Why I Am A Christian, by John Stott
This book, whose title forms an answer of sorts to Bertrand Russell’s essay “Why I Am Not A Christian,” is a solid book of personal apologetics. For one reason or another, I read a lot of this kind of book , and this book manages to strike a different tone than most works in this genre. Rather than writing critically about the readers’ presumed worldview, he instead looks at a constellation of personal reasons that account for why he is a Christian that likely ring true for many other readers as well. Some readers may find this book to be a bit too gentle, but it amounts to a soft-sell of the gospel message rather than the hard sell approach many writers take, and as a short book that can be profitably read during one’s lunch break, as was the case for me, and it certainly is a book that provides a thoughtful and well-spoken defense of the legitimacy of the Christian faith and why it should be taken seriously by skeptics. As an introduction to the writer’s works, it forms an effective way to build interest for the author’s other writings that I hope to be able to read eventually.

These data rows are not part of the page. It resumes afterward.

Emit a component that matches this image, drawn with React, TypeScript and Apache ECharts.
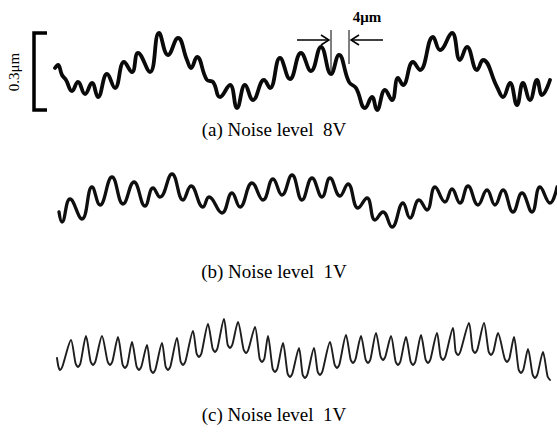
import React, { useEffect, useRef } from "react";
import * as echarts from "echarts";

// x in µm, height in nm
const traceA: [number, number][] = [
  [13.75, 208], [14.5, 220], [15.5, 180], [16.5, 160], [18, 116], [19.5, 152], [21.25, 104], [23, 148],
  [24.5, 92], [26.75, 184], [28.75, 128], [31, 232], [33, 192], [34.5, 268], [37.5, 192], [39.75, 348],
  [42, 260], [44.5, 328], [46.75, 240], [47.75, 208], [49.25, 252], [51.75, 160], [53.25, 152], [55, 92],
  [57.5, 140], [59.25, 48], [61.25, 140], [63.25, 80], [66, 160], [67.5, 128], [70, 248], [72.5, 164],
  [75.25, 268], [77.75, 196], [80.25, 292], [82.75, 184], [84.75, 260], [87.25, 152], [89, 128], [91.25, 48],
  [93, 92], [94.25, 40], [96.25, 120], [98, 80], [99.5, 168], [100.75, 140], [103.25, 232], [105, 200],
  [108.25, 332], [110, 280], [113, 348], [115, 240], [116.75, 292], [119.25, 200], [120.75, 240], [124.25, 132],
  [125.75, 92], [127.5, 148], [129.25, 60], [130.75, 148], [132.5, 80], [134.25, 160], [135.5, 100], [137.5, 160],
];

const traceB: [number, number][] = [
  [14.75, 192], [15.5, 152], [17.5, 244], [20.5, 164], [23, 292], [25, 220], [28, 332], [30.75, 224],
  [33.5, 312], [36.25, 216], [38.25, 288], [40, 252], [43, 344], [45.75, 240], [47.75, 296], [50.75, 212],
  [52.25, 252], [55.5, 188], [58, 268], [60, 212], [63, 308], [65.75, 240], [68.25, 324], [70.5, 260],
  [73, 340], [75.5, 240], [78, 328], [80.5, 252], [82.5, 328], [85, 256], [87, 304], [89.5, 208],
  [91.75, 248], [93.75, 160], [95.75, 192], [98, 132], [100.75, 228], [102.5, 168], [104.75, 240], [106.75, 200],
  [108.75, 292], [111.25, 232], [113, 284], [115, 228], [117, 296], [119.5, 220], [121.75, 280], [123.75, 220],
  [125.75, 280], [128.25, 192], [130.5, 268], [133, 192], [135, 292], [137.5, 228], [139.25, 292],
];

// sharp crests, rounded troughs (each trough read as a short rounded bottom)
const traceC: [number, number][] = [
  [14.25, 168], [14.6, 134], [15, 120], [15.6, 134], [17.75, 240],
  [18.9, 146], [19.5, 132], [20.1, 146], [21.5, 256],
  [22.65, 154], [23.25, 140], [23.85, 154], [25.5, 256],
  [26.9, 154], [27.5, 140], [28.1, 154], [29.5, 252],
  [30.65, 142], [31.25, 128], [31.85, 142], [33, 232],
  [34.15, 134], [34.75, 120], [35.35, 134], [36.75, 220],
  [37.65, 122], [38.25, 108], [38.85, 122], [40.5, 228],
  [41.4, 134], [42, 120], [42.6, 134], [44.25, 248],
  [45.15, 154], [45.75, 140], [46.35, 154], [48.25, 276],
  [49.15, 186], [49.75, 172], [50.35, 186], [52, 304],
  [53.15, 206], [53.75, 192], [54.35, 206], [56, 324],
  [56.9, 222], [57.5, 208], [58.1, 222], [59.5, 312],
  [60.9, 202], [61.5, 188], [62.1, 202], [63.75, 292],
  [64.9, 166], [65.5, 152], [66.1, 166], [67, 256],
  [68.15, 126], [68.75, 112], [69.35, 126], [70.75, 228],
  [71.9, 106], [72.5, 92], [73.1, 106], [74.75, 208],
  [75.65, 102], [76.25, 88], [76.85, 102], [78.5, 208],
  [79.4, 114], [80, 100], [80.6, 114], [82.5, 232],
  [83.65, 142], [84.25, 128], [84.85, 142], [86.5, 260],
  [87.65, 162], [88.25, 148], [88.85, 162], [90.25, 256],
  [91.4, 162], [92, 148], [92.6, 162], [94, 268],
  [95.15, 174], [95.75, 160], [96.35, 174], [97.75, 256],
  [98.9, 154], [99.5, 140], [100.1, 154], [101.5, 252],
  [102.65, 154], [103.25, 140], [103.85, 154], [105.25, 260],
  [106.4, 162], [107, 148], [107.6, 162], [109.25, 268],
  [110.15, 174], [110.75, 160], [111.35, 174], [113.25, 288],
  [113.9, 194], [114.5, 180], [115.1, 194], [117.25, 308],
  [118.15, 202], [118.75, 188], [119.35, 202], [121, 308],
  [122.15, 194], [122.75, 180], [123.35, 194], [124.5, 268],
  [126.15, 166], [126.75, 152], [127.35, 166], [128.5, 252],
  [129.65, 122], [130.25, 108], [130.85, 122], [132, 204],
  [133.15, 102], [133.75, 88], [134.35, 102], [135.75, 192],
  [136.9, 94], [137.5, 80],
];

const panelLabels = ["(a) Noise level  8V", "(b) Noise level  1V", "(c) Noise level  1V"];
const scaleLabel = "0.3μm";
const periodLabel = "4μm";

const SERIF = "'Liberation Serif', 'DejaVu Serif', serif";

export default function App() {
  const ref = useRef<HTMLDivElement>(null);
  useEffect(() => {
    if (!ref.current) return;
    const chart = echarts.init(ref.current, undefined, { renderer: "svg" });
    const tops = [20, 160, 300];
    const grids = tops.map((t) => ({ left: 0, top: t, width: 557, height: 100 }));
    const xAxes = tops.map((_, i) => ({ type: "value", gridIndex: i, min: 0, max: 139.25, show: false }));
    const yAxes = tops.map((_, i) => ({ type: "value", gridIndex: i, min: 0, max: 400, show: false }));
    const traces = [traceA, traceB, traceC];
    const widths = [3.8, 3.3, 1.9];
    const colors = ["#0a0a0a", "#0f0f0f", "#1e1e1e"];
    const smooths = [0.45, 0.45, 0.25];
    const series = traces.map((d, i) => ({
      type: "line",
      xAxisIndex: i,
      yAxisIndex: i,
      data: d,
      smooth: smooths[i],
      showSymbol: false,
      symbol: "none",
      lineStyle: { color: colors[i], width: widths[i], join: "round", cap: "round" },
      silent: true,
    }));
    const labelY = [129, 271, 414];
    const graphic: any[] = [
      {
        type: "polyline",
        shape: { points: [[47, 33], [34, 33], [34, 110], [47, 110]] },
        style: { stroke: "#000", lineWidth: 3.5, fill: "none" },
      },
      {
        type: "text",
        x: 14,
        y: 72,
        rotation: Math.PI / 2,
        style: { text: scaleLabel, font: `15px ${SERIF}`, fill: "#000", align: "center", verticalAlign: "middle" },
      },
      { type: "line", shape: { x1: 331, y1: 30, x2: 331, y2: 72 }, style: { stroke: "#000", lineWidth: 1 } },
      { type: "line", shape: { x1: 349, y1: 30, x2: 349, y2: 64 }, style: { stroke: "#000", lineWidth: 1 } },
      { type: "line", shape: { x1: 297, y1: 40, x2: 329, y2: 40 }, style: { stroke: "#000", lineWidth: 1.5 } },
      {
        type: "polyline",
        shape: { points: [[321, 35], [329, 40], [321, 45]] },
        style: { stroke: "#000", lineWidth: 1.5, fill: "none" },
      },
      { type: "line", shape: { x1: 383, y1: 40, x2: 351, y2: 40 }, style: { stroke: "#000", lineWidth: 1.5 } },
      {
        type: "polyline",
        shape: { points: [[359, 35], [351, 40], [359, 45]] },
        style: { stroke: "#000", lineWidth: 1.5, fill: "none" },
      },
      {
        type: "text",
        x: 367,
        y: 17,
        style: { text: periodLabel, font: `bold 15px ${SERIF}`, fill: "#000", align: "center", verticalAlign: "middle" },
      },
      ...panelLabels.map((t, i) => ({
        type: "text",
        x: 274,
        y: labelY[i],
        style: { text: t, font: `19px ${SERIF}`, fill: "#000", align: "center", verticalAlign: "middle" },
      })),
    ];
    chart.setOption({
      animation: false,
      backgroundColor: "#ffffff",
      grid: grids,
      xAxis: xAxes,
      yAxis: yAxes,
      series,
      graphic,
    } as any);
    return () => chart.dispose();
  }, []);
  return (
    <div
      ref={ref}
      style={{ position: "absolute", left: 0, top: 0, width: 557, height: 434, background: "#fff" }}
    />
  );
}
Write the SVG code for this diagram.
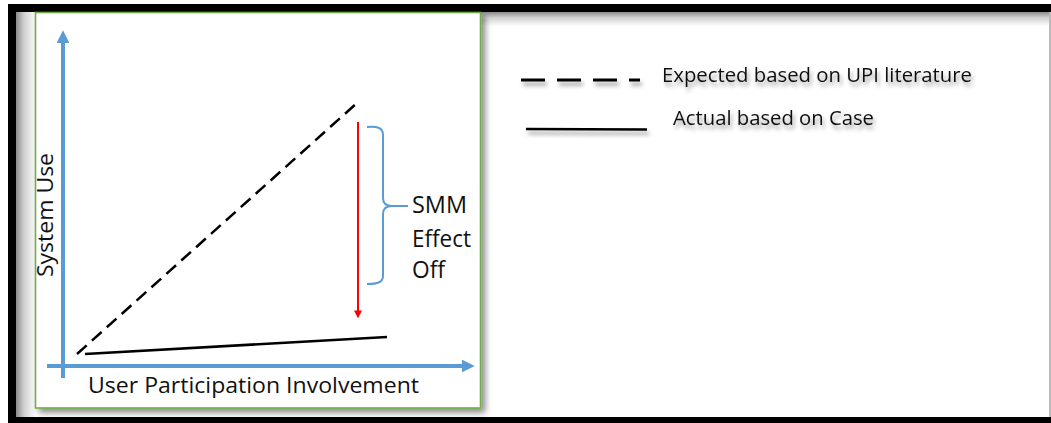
<svg xmlns="http://www.w3.org/2000/svg" width="1051" height="423" viewBox="0 0 1051 423">
  <style>
    .lbl { font-family: "Open Sans", "Liberation Sans", sans-serif; fill: #111; }
    .axis { stroke: #5B9BD5; stroke-width: 4; fill: none; }
    .ink { stroke: #000; stroke-width: 2.5; fill: none; }
  </style>
  <defs>
    <linearGradient id="shL" x1="0" y1="0" x2="1" y2="0">
      <stop offset="0" stop-color="#8a8a8a"/>
      <stop offset="0.4" stop-color="#d0d0d0"/>
      <stop offset="1" stop-color="#ffffff"/>
    </linearGradient>
    <linearGradient id="shT" x1="0" y1="0" x2="0" y2="1">
      <stop offset="0" stop-color="#8a8a8a"/>
      <stop offset="0.4" stop-color="#d0d0d0"/>
      <stop offset="1" stop-color="#ffffff"/>
    </linearGradient>
    <filter id="boxShadow" x="-10%" y="-10%" width="130%" height="130%">
      <feDropShadow dx="4" dy="4" stdDeviation="3" flood-color="#000" flood-opacity="0.45"/>
    </filter>
    <filter id="txtShadow" x="-10%" y="-50%" width="130%" height="250%">
      <feDropShadow dx="2" dy="4" stdDeviation="2" flood-color="#000" flood-opacity="0.4"/>
    </filter>
    <marker id="blueHead" viewBox="0 0 12 12" refX="2" refY="6" markerWidth="3.2" markerHeight="3.2" orient="auto" markerUnits="strokeWidth">
      <path d="M0,0 L12,6 L0,12 Z" fill="#5B9BD5"/>
    </marker>
    <marker id="redHead" viewBox="0 0 10 10" refX="2" refY="5" markerWidth="4" markerHeight="4.5" orient="auto" markerUnits="strokeWidth">
      <path d="M0,0 L10,5 L0,10 Z" fill="#FF0000"/>
    </marker>
  </defs>

  <!-- frame -->
  <g id="frame">
    <rect x="0" y="0" width="1051" height="423" fill="#ffffff"/>
    <rect x="8" y="4" width="1043" height="419" fill="#000"/>
    <rect x="16" y="12" width="1035" height="405" fill="#ffffff"/>
    <rect x="16" y="12" width="1035" height="14" fill="url(#shT)"/>
    <rect x="16" y="12" width="20" height="405" fill="url(#shL)"/>
    <rect x="1049" y="12" width="2" height="405" fill="#bbb"/>
  </g>

  <!-- chart panel -->
  <g id="panel">
    <rect x="35.5" y="12.5" width="445" height="395.5" fill="#ffffff" stroke="#70AD47" stroke-width="1.6" filter="url(#boxShadow)"/>
  </g>

  <g id="connectors">
    <!-- axes -->
    <line class="axis" x1="63" y1="378" x2="63" y2="41" marker-end="url(#blueHead)"/>
    <line class="axis" x1="47" y1="366" x2="464" y2="366" marker-end="url(#blueHead)"/>
    <!-- expected dashed line -->
    <line class="ink" x1="77" y1="354" x2="357" y2="103" stroke-dasharray="13 7"/>
    <!-- actual solid line -->
    <line class="ink" x1="85" y1="354" x2="387" y2="337"/>
    <!-- red drop arrow -->
    <line x1="358" y1="122" x2="358" y2="312" stroke="#FF0000" stroke-width="2" marker-end="url(#redHead)"/>
    <!-- brace -->
    <path d="M367,127 C378,126 383,128 383,135 L383,198 C383,203 386,206 392,206 L408,206 M392,206 C386,206 383,209 383,214 L383,276 C383,282 378,284 367,284" stroke="#5B9BD5" stroke-width="2" fill="none"/>
  </g>

  <g id="axis-labels">
    <text class="lbl" x="88" y="393" font-size="22" textLength="331" lengthAdjust="spacingAndGlyphs">User Participation Involvement</text>
    <text class="lbl" transform="translate(53,277) rotate(-90)" x="0" y="0" font-size="22" textLength="124" lengthAdjust="spacingAndGlyphs">System Use</text>
  </g>

  <g id="smm-label">
    <text class="lbl" x="412" y="213" font-size="23" textLength="55" lengthAdjust="spacingAndGlyphs">SMM</text>
    <text class="lbl" x="412" y="247" font-size="23" textLength="59" lengthAdjust="spacingAndGlyphs">Effect</text>
    <text class="lbl" x="412" y="278" font-size="23" textLength="33" lengthAdjust="spacingAndGlyphs">Off</text>
  </g>

  <g id="legend" filter="url(#txtShadow)">
    <line x1="521" y1="80" x2="640" y2="80" stroke="#000" stroke-width="3" stroke-dasharray="24 12"/>
    <text class="lbl" x="662" y="82" font-size="19.5" textLength="310" lengthAdjust="spacingAndGlyphs">Expected based on UPI literature</text>
    <line x1="526" y1="129" x2="647" y2="129.5" stroke="#000" stroke-width="2.5"/>
    <text class="lbl" x="673" y="125" font-size="19.5" textLength="201" lengthAdjust="spacingAndGlyphs">Actual based on Case</text>
  </g>
</svg>
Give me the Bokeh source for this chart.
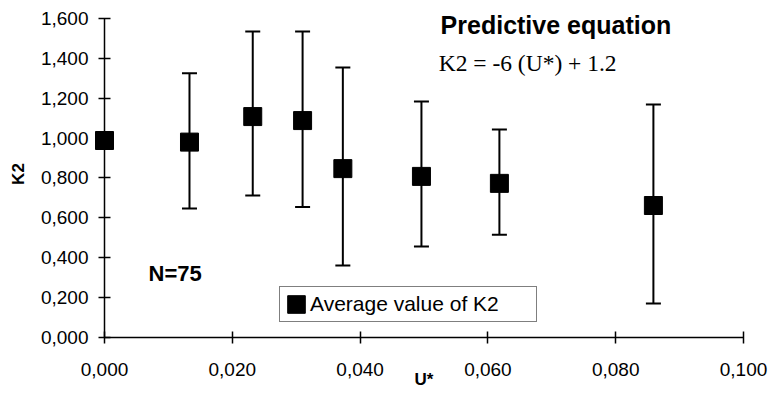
from bokeh.plotting import figure
from bokeh.models import (ColumnDataSource, Whisker, TeeHead, Range1d, FixedTicker,
                          Label, Legend, LegendItem)
from bokeh.embed import file_html
from bokeh.resources import INLINE

# ---- data ----
u_star = [0.000, 0.0133, 0.0232, 0.0310, 0.0373, 0.0496, 0.0618, 0.0859]
k2_mean = [0.988, 0.980, 1.108, 1.088, 0.847, 0.808, 0.773, 0.662]
k2_upper = [None, 1.325, 1.535, 1.535, 1.354, 1.184, 1.043, 1.168]
k2_lower = [None, 0.647, 0.712, 0.655, 0.361, 0.456, 0.515, 0.170]

x_ticks = [0, 0.02, 0.04, 0.06, 0.08, 0.1]
x_tick_labels = ["0,000", "0,020", "0,040", "0,060", "0,080", "0,100"]
y_ticks = [0, 0.2, 0.4, 0.6, 0.8, 1.0, 1.2, 1.4, 1.6]
y_tick_labels = ["0,000", "0,200", "0,400", "0,600", "0,800", "1,000", "1,200", "1,400", "1,600"]

SANS = "Liberation Sans"
SERIF = "Liberation Serif"

src = ColumnDataSource(dict(u=u_star, k2=k2_mean))
eb_idx = [i for i, v in enumerate(k2_upper) if v is not None]
eb_src = ColumnDataSource(dict(
    u=[u_star[i] for i in eb_idx],
    hi=[k2_upper[i] for i in eb_idx],
    lo=[k2_lower[i] for i in eb_idx],
))

p = figure(width=770, height=395,
           x_range=Range1d(0, 0.1), y_range=Range1d(0, 1.64),
           output_backend="svg", toolbar_location=None,
           min_border_left=104, min_border_right=27,
           min_border_top=10, min_border_bottom=58)
p.grid.visible = False
p.outline_line_color = None
p.background_fill_color = "white"
p.border_fill_color = "white"

# error bars
whisk = Whisker(base="u", upper="hi", lower="lo", source=eb_src, dimension="height",
                line_color="black", line_width=2,
                upper_head=TeeHead(size=15, line_color="black", line_width=2),
                lower_head=TeeHead(size=15, line_color="black", line_width=2))
p.add_layout(whisk)

# markers (overlay level so the point on the y axis is not clipped by the frame)
r = p.rect(x="u", y="k2", width=18, height=18, width_units="screen", height_units="screen",
           fill_color="black", line_color="black", source=src, level="overlay")

# axes
for ax in (p.xaxis[0], p.yaxis[0]):
    ax.axis_line_color = "black"
    ax.axis_line_width = 1.5
    ax.major_tick_line_color = "black"
    ax.major_tick_line_width = 1.5
    ax.major_tick_in = 6
    ax.major_tick_out = 6
    ax.minor_tick_line_color = None
    ax.major_label_text_font = SANS
    ax.major_label_text_font_size = "19px"
    ax.major_label_text_color = "black"

p.xaxis[0].ticker = FixedTicker(ticks=x_ticks)
p.xaxis[0].major_label_overrides = dict(zip(x_ticks, x_tick_labels))
p.xaxis[0].major_label_standoff = 19
p.xaxis[0].axis_label = "U*"
p.xaxis[0].axis_label_text_font = SANS
p.xaxis[0].axis_label_text_font_style = "bold"
p.xaxis[0].axis_label_text_font_size = "17px"
p.xaxis[0].axis_label_text_color = "black"
p.xaxis[0].axis_label_standoff = -9

p.yaxis[0].ticker = FixedTicker(ticks=y_ticks)
p.yaxis[0].bounds = (0, 1.6)
p.yaxis[0].major_label_overrides = dict(zip(y_ticks, y_tick_labels))
p.yaxis[0].major_label_standoff = 10
p.yaxis[0].axis_label = "K2"
p.yaxis[0].axis_label_text_font = SANS
p.yaxis[0].axis_label_text_font_style = "bold"
p.yaxis[0].axis_label_text_font_size = "17px"
p.yaxis[0].axis_label_text_color = "black"
p.yaxis[0].axis_label_standoff = 10

# annotations
p.add_layout(Label(x=0.0069, y=0.321, text="N=75", text_font=SANS, text_font_style="bold",
                   text_font_size="22px", text_baseline="middle", text_color="black"))
p.add_layout(Label(x=0.0526, y=1.565, text="Predictive equation", text_font=SANS,
                   text_font_style="bold", text_font_size="25px", text_baseline="middle",
                   text_color="black"))
p.add_layout(Label(x=0.0523, y=1.379, text="K2 = -6 (U*) + 1.2", text_font=SERIF,
                   text_font_size="23.5px", text_baseline="middle", text_color="black"))

# legend
legend = Legend(items=[LegendItem(label="Average value of K2", renderers=[r])],
                location=(175, 15), margin=0, padding=5, spacing=0,
                glyph_width=22, glyph_height=22, label_standoff=3,
                label_width=221, label_height=20,
                label_text_font=SANS, label_text_font_size="21px", label_text_color="black",
                border_line_color="black", border_line_width=1,
                background_fill_color="white", background_fill_alpha=1)
p.add_layout(legend)

open("out.html", "w").write(file_html(p, INLINE))
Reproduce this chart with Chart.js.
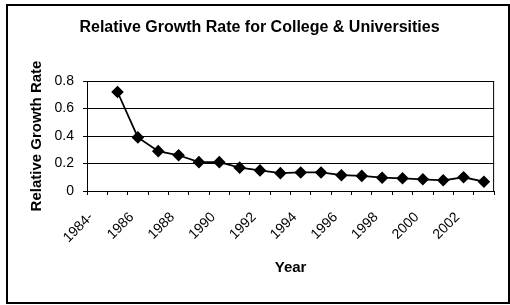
<!DOCTYPE html>
<html>
<head>
<meta charset="utf-8">
<script src="https://cdn.jsdelivr.net/npm/chart.js@4/dist/chart.umd.min.js"></script>
<style>
  body { margin: 0; background: #fff; }
  #wrap { position: relative; width: 510px; height: 305px; }
  #frame { position: absolute; left: 6px; top: 4px; width: 500px; height: 296px; border: 2px solid #000; }
  #myChart { position: absolute; left: 0; top: 0; }
</style>
</head>
<body>
<div id="wrap">
  <div id="frame"></div>
  <canvas id="myChart" width="510" height="305"></canvas>
</div>
<script>
// categories (first one has no value)
let years = ["1984-", "1985", "1986", "1987", "1988", "1989", "1990", "1991", "1992", "1993",
  "1994", "1995", "1996", "1997", "1998", "1999", "2000", "2001", "2002", "2003"];
let growthRate = [null, 0.72, 0.39, 0.29, 0.26, 0.21, 0.21, 0.17, 0.15, 0.13,
  0.135, 0.135, 0.115, 0.11, 0.097, 0.092, 0.085, 0.078, 0.1, 0.068];
let yTicks = [0, 0.2, 0.4, 0.6, 0.8];

let font = "'Liberation Sans', Arial, sans-serif";

// box around the plot area (Excel style)
const plotBorder = {
  id: "plotBorder",
  afterDraw(chart) {
    const a = chart.chartArea;
    const ctx = chart.ctx;
    ctx.save();
    ctx.strokeStyle = "#000";
    ctx.lineWidth = 1;
    ctx.strokeRect(a.left + 0.5, a.top + 0.5, a.right - a.left - 1, a.bottom - a.top);
    ctx.restore();
  },
};

var ctx = document.getElementById("myChart").getContext("2d");
var myChart = new Chart(ctx, {
  type: "line",
  data: {
    labels: years,
    datasets: [
      {
        label: "Relative Growth Rate",
        data: growthRate,
        borderColor: "#000",
        backgroundColor: "#000",
        borderWidth: 1.8,
        pointStyle: "rectRot",
        pointRadius: 5,
        pointBackgroundColor: "#000",
        tension: 0,
      },
    ],
  },
  options: {
    responsive: false,
    animation: false,
    layout: { padding: { left: 17, right: 8, top: 0, bottom: 0 } },
    plugins: {
      legend: { display: false },
      tooltip: { enabled: false },
      title: {
        display: true,
        text: "Relative Growth Rate for College & Universities",
        color: "#000",
        font: { family: font, size: 16, weight: "bold" },
        padding: { top: 18.4, bottom: 43.4 },
      },
    },
    scales: {
      x: {
        offset: true,
        grid: { display: true, drawOnChartArea: false, offset: true, tickLength: 4, color: "#000" },
        border: { color: "#000" },
        ticks: {
          autoSkip: false,
          minRotation: 45,
          maxRotation: 45,
          padding: 14,
          labelOffset: -6,
          color: "#000",
          font: { family: font, size: 14 },
          callback: (val, i) => (i % 2 === 0 ? years[i] : ""),
        },
        title: {
          display: true,
          text: "Year",
          color: "#000",
          font: { family: font, size: 15, weight: "bold" },
          padding: { top: 4, bottom: 28 },
        },
        afterFit: (scale) => {
          scale.height = 114;
        },
      },
      y: {
        min: 0,
        max: 0.8,
        afterBuildTicks: (scale) => {
          scale.ticks = yTicks.map((v) => ({ value: v }));
        },
        grid: { color: "#000", tickLength: 4 },
        border: { color: "#000" },
        ticks: {
          padding: 9,
          color: "#000",
          font: { family: font, size: 14 },
        },
        title: {
          display: true,
          text: "Relative Growth Rate",
          color: "#000",
          font: { family: font, size: 15, weight: "bold" },
          padding: { top: 11, bottom: 4 },
        },
        afterFit: (scale) => {
          scale.width = 70;
        },
      },
    },
  },
  plugins: [plotBorder],
});
</script>
</body>
</html>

At slightly over 100 small pages, this is not a particularly demanding book in terms of its material. The author begins by talking about the hound of heaven, and how God is the one pursuing us rather than we being the ones searching for God, giving the examples of Paul, Augustine, and C.S. Lewis, among others. After that the author talks about the claims of Jesus, and notes that while Jesus is nearly uniformly respected and viewed as a humble man, his claims were immensely audacious and anything but humble. The author then turns, of necessity, to the cross and to its powerful importance for humanity. The author then turns to the paradox of humanity as being created in the image and likeness of God but also being deeply marred by sin and its effects, and then turns to the paradox of freedom in being an escape from our sinful human nature rather than being free of the laws and restraints that keep us from sinning to the extent that is possible for us. The last two chapters of the short book finish on a discussion of eternal life as part of God’s kingdom being a fulfillment of our aspirations–an argument from desire–and discusses the call to believe as the greatest of all invitations.
Throughout the book the author manages to combine a great deal of humor along with a strong sense of humility and some notable insight. To be sure, there is a great deal about the Bible and about Christianity that the author does not discuss at any length. There are no discussions here about the nature of God or the role of God’s law in the lives of believers or anything that could be viewed as contentious matters that are argued over by those who profess to follow Christ. This book, in stark contrast, looks at those essentials that are not really in dispute by anyone who has any plausible claim as a Christian, namely that human beings are in a hopeless place as a result of thousands of years of sin, but that God reaches out to us to pull us out of the despair that we find ourselves in, at the cost of confronting us with what we are and what we were created to be. This is the sort of book that is a pleasure to read, in that it provides genuinely good news as an introduction to those who are unfamiliar with God’s word, an invitation to get to know God and God’s ways better. If I do not consider the author trustworthy in all biblical matters, he certainly does a good job in this introductory text.